Best Known for the Fanservice/Literature


Examples of Best Known for the Fanservice in Literature include:

  • There's a very graphic and deeply disturbing female-on-male rape scene early in the first book of Orcs. It seems that a lot of people stopped reading there.
  • D.H. Lawrence is widely known for Lady Chatterley's Lover, and that book is remembered for one specific scene. It could even be argued that the entire book is this trope; it's hardly the author's best work, but it's still the most recognized Lawrence title. Why? The entire book is about sex. In the UK, it's arguably for the fact that it being about sex resulted in an obscenity trial. The jury found the experience to be rather stimulating.
  • How Not to Write A Novel offers three examples for the 'list of ingredients' method of descriptions gone wrong: the living room, the zoo, and the porn studio. Which one does everyone remember? The porn studio.
  • Stephen King's IT Yeah, that one scene in the sewer, which wasn't in the TV miniseries for obvious reasons.
    • And that other similar scene which also wasn't included in the TV miniseries for even more obvious reasons.

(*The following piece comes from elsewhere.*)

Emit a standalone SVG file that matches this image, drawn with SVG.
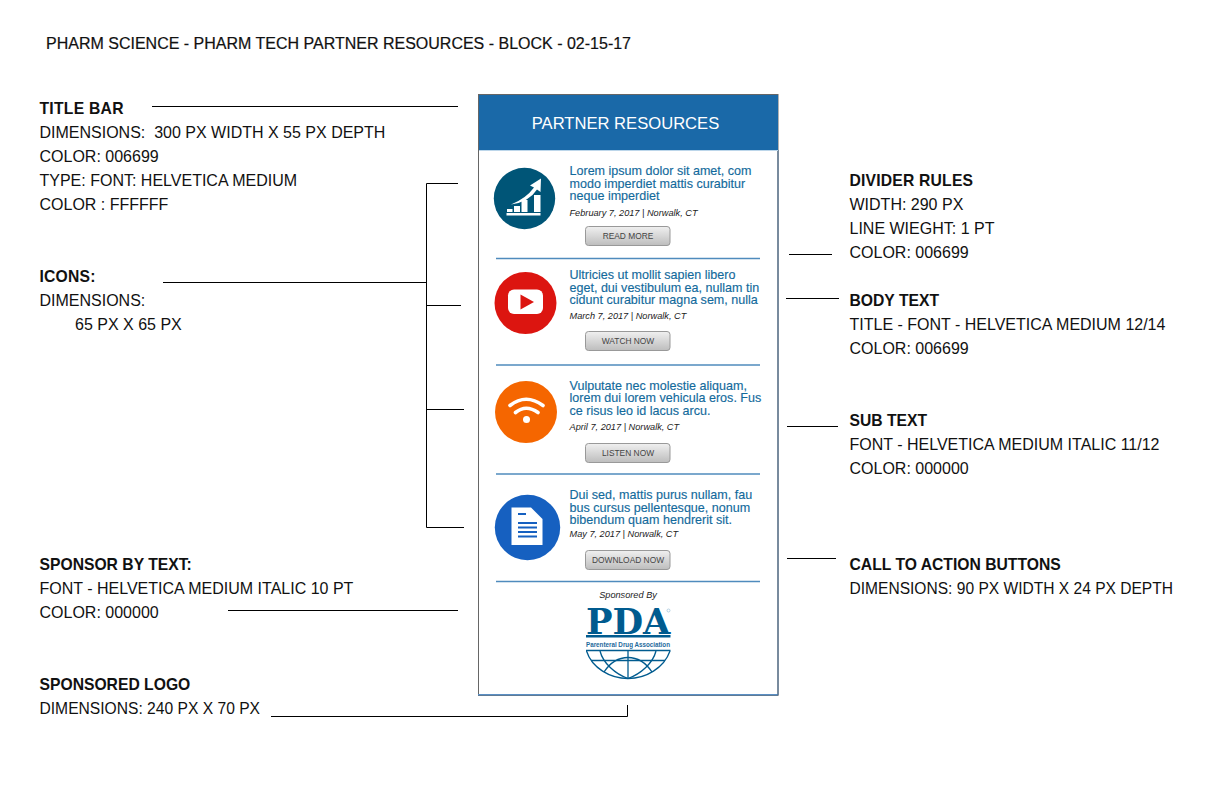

  • Terry Pratchett's Discworld novels tend to avoid or skirt over sex or erotica. However, Thud! has a scene which smacks of genuine contrivance, maybe as a Take That! to fanfic writers who insist on pairing off the most unlikely characters in contrived scenes where they inevitably get off with each other. Sally and Angua end up knee-deep in mud, naked, and squaring off for what could either end up as a cat-fight or something else; Sally subverts either result with a joke about how people might so much want to see this that they'd pay good money for it.
  • In the Sword of Truth, there are a few examples that stand out above all the others, though there's enough material that most of them don't even stand out.
    • The "spirit house" becomes a running gag between Richard and Kahlan.
    • Kahlan, leading the D'Harans against the Order, wearing only bodypaint.
    • Nicci, riding out against an army with her dress pulled down so nobody would notice her face.
    • Nicci, abusing the Maternity spell she cast on Kahlan.
    • Denna. But we wish we could forget.
  • Donatien Alphonse François, Marquis de Sade. His writings are fairly quaint for the 21st century, but back in the 18th century his erotic writings were controversial enough that he wound up jailed for blasphemy and pornography. The way he tackled Sadism (there's a reason it's named after him) and pain in love was remarkably ahead of his time, and in many ways reflects more modern thought that Safe, Sane, and Consensual BDSM is cool, but unsafe BDSM is not. In fact, most of his works heavily rely on "the laws of nature" as a moral centerpoint, and while he writes about various forms of fetishism, his viewpoints are not that dissimilar to what a modern person may think about them: some are cool to do if you both agree to them, others are very much not (like pedophilia), and others yet (like coprophilia and necrophilia) are unsanitary and, in the latter case, plain and simply disrespectful of the dead.